Now the agency’s assistant director for external affairs, Hildebrandt “was visiting Grand Teton in an official capacity to meet with the park superintendent. She was not billed for her stay at the lodge,” the agency official said.
Assistant U.S. Attorney Lee Pico has traveled to the lodge several times, including for stays in 2012 and 2014, according to documents. Those trips were for “official business,” said John Powell, a spokesman for the U.S. Attorney’s Office in Wyoming.
Pico was “prosecuting cases in the Magistrate Court regarding violations that occurred in Grand Teton National Park or while conducting meetings and training with members of the Park Service,” Powell said. “Neither he nor our office was ever presented with a bill for his use of the cabin.”
Craig Crutchfield with OMB also spent time at the lodge in August 2013, according to documents.
“Craig Crutchfield did stay at the Brinkerhoff lodge and paid for his stay out of his own pocket. He was not reimbursed for his expenses,” an OMB official said.
Even if officials paid for their stay at the four-bedroom Brinkerhoff, they got a great deal.
Travelers are charged the government per diem rate for overnight stays at the lodge. For fiscal 2015 for Teton County, Wyo., where the park is based, that means $117 for each overnight stay at the Brinkerhoff for much of the year, with the rate climbing to $179 in July and August, according to the General Services Administration. It’s an additional $10 per night for each guest at the lodge other than official travelers.
Similar accommodations on the AirBnB website in the Grand Teton area ranged higher in price than the Brinkerhoff, starting at $300 to more than $1,000 this coming August. Nearby hotels have comparable lodging starting at more than $260 per night during that month.
It doesn’t look as if the Brinkerhoff is open for business, though, at least for next year.
“The Brinkerhoff is currently closed for the season, and reservations for summer 2015 are not being accepted by the park,” Slayton said.
‘They don’t get many shots at senators’
Like most federal agencies, money can be hard to come by for NPS. But the agency does have a potent weapon at the ready to wow lawmakers and administration officials: America’s National Park System that sees more than 275 million visitors a year.
Further, the Brinkerhoff is one of the Park Service’s most lauded attractions that can give park officials some invaluable face time with Washington’s movers and shakers.
One of those opportunities was this past August, when Sen.

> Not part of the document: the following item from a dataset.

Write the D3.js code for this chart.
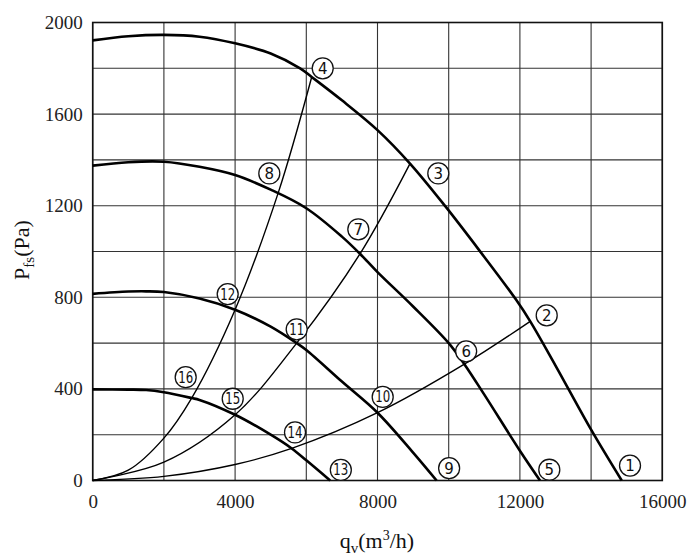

Joe Manchin (D-W.Va.); Wyoming Gov. Dave Freudenthal (D); David Sokol, formerly chairman of MidAmerican Energy Holdings Co.; and their spouses sat down for lunch at the lodge.
“They don’t get many shots at senators, so they made sure that he got the full nine yards,” Freudenthal, now senior counsel at Crowell & Moring, told Greenwire.
Manchin is a member of the Senate Energy and Natural Resources Committee, which has oversight of the national parks. NPS gave a briefing to Manchin and the other VIPs and asked for more agency funds, according to Freudenthal.
“The NPS made a pitch for more money, fee increases, what they usually do,” the ex-governor said.
Freudenthal and Manchin became friends when they served as governors of their respective states together. Jonathan Kott, a Manchin spokesman, said the senator and his wife took “a personal trip” to visit their friends, the Freudenthals.
“During this trip, the Park Service set up an official briefing for Sen. Manchin. During that briefing, lunch was served and paid for by the Park Service,” Kott said.
It wasn’t the best time, however, to impress the West Virginia senator with the park’s natural beauty.
“I wish it was a more beautiful day. It was kind of a rainy day,” Freudenthal said. “We couldn’t show them [the Grand Tetons] off as much as we like to in Wyoming.”
The Brinkerhoff has found itself in the spotlight for the wrong reasons this year. Biden and other VIPs’ use of the lodge, a government-owned property, seemingly for rest and relaxation has attracted attention from Congress.
Rep. Doc Hastings (R-Wash.), the outgoing chairman of the House Natural Resources Committee, and Rep. Rob Bishop (R-Utah), the panel’s incoming leader, have pushed for answers from the department.
Last month, the two sent a letter to Interior Secretary Sally Jewell saying that NPS shouldn’t conduct an investigation of the use of the lodge, considering its officials also stayed, and that the department IG should take charge instead (Greenwire, Nov. 13).
Hastings said that he anticipates Bishop will not lose interest in the Brinkerhoff when he takes over the committee in 2015.
“I fully expect Chairman Bishop to probably continue asking those questions,” Hastings said. “I fully expect that to happen.”
Hastings said the committee has also developed an investigative aspect to its work this past Congress.
“They’re very competent people now,” Hastings said. “They’ve got their sea legs.”
An aide to the Utah Republican said Bishop will stay on top of the issue.
“It is very likely that the congressman will continue to pursue the investigation about uses of [the Brinkerhoff Lodge] by DOI staff,” said Melissa Subbotin, a Bishop spokeswoman.
In the meantime, the IG has initiated a review into the use of the Brinkerhoff. That probe is looking into the lodge’s management and operation, as well as identifying guests who have used the facility without paying the park service.
A spokesman for the DOI inspector general said NPS met a Nov. 21 deadline to hand over records on the use of the lodge to the watchdog “and is cooperating fully with our evaluation.”
The spokesman couldn’t divulge whether that material included documents released already under FOIA, noting “as a matter of policy, we do not provide information as to what we are learning during an evaluation.”